The exhibition's title and theme were inspired by Italian-American artist Marino Auriti, who conceived of an encyclopedic museum of world culture in Washington, D.C. that would be 136 stories tall with a 16 block footprint, and called the "Palazzo Enciclopedico" (or "Encyclopedic Palace"). Though he spent years working on a model for the enormous structure in his home in rural Pennsylvania - and filed a patent application for it with the U.S. Patent office - Auriti's palace, as you may have guessed, was never built.
Gioni sees such "delusions of omniscience, shed light on the constant challenge of reconciling the self with the universe, the subjective with the collective, the specific with the general, the individual with the culture of her time." In our contemporary situation of sensory overload and data deluge, the curator considers "such attempts to structure knowledge into all-inclusive systems seem even more necessary and even more desperate."

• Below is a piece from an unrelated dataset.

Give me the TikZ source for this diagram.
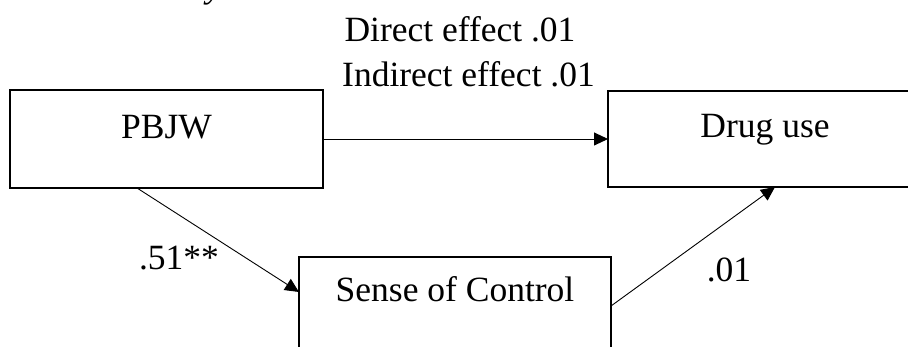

The list of participating artists includes a who's-who of contemporary American heavyweights -Nauman, Condo, Sherman, McCarthy, de Maria, Guyton, Serra, Trecartin, and so on - a similarly comprehensive cross-section of major European artists - including Fischli & Weiss,Kjartansson, Sarah Lucas, Steve McQueen, and Sehgal - a select few from other regions - four artists each from Africa and South America, and nine from Asia (so much for being encyclopedic) - and historical artifacts like Haitian Vodou flags, Shaker gift drawings, and anonymous Tantric paintings. As GalleristNY notes, the number of artists in the exhibition who've recently shown at the New Museum - where Gioni is the associate director and a curator - is conspicuous, though not entirely surprising.
The full list is below:
Hilma af Klint
Ellen Altfest
Pawel Althamer
Yuri Ancarani
Carl Andre
Yüksel Arslan
Ed Atkins
Morton Bartlett
Hans Bellmer
Graphic Works of Southeast Asia and Melanesia, Hugo A. Bernatzik Collection 1932-1937
Rossella Biscotti
Frédéric Bruly Bouabré
Geta Bratescu
KP Brehmer
James Lee Byars
Vlassis Caniaris
George Condo
Roberto Cuoghi
Jos De Gruyter and Harald Thys
Cindy Sherman
Andra Ursuta
Eugene Von Bruenchenhein
Christopher Williams
Lynette Yiadom-Boakye
Sergey Zarva
"The Encyclopedic Palace" runs June 1-November 24 at the Giardini and the Arsenale.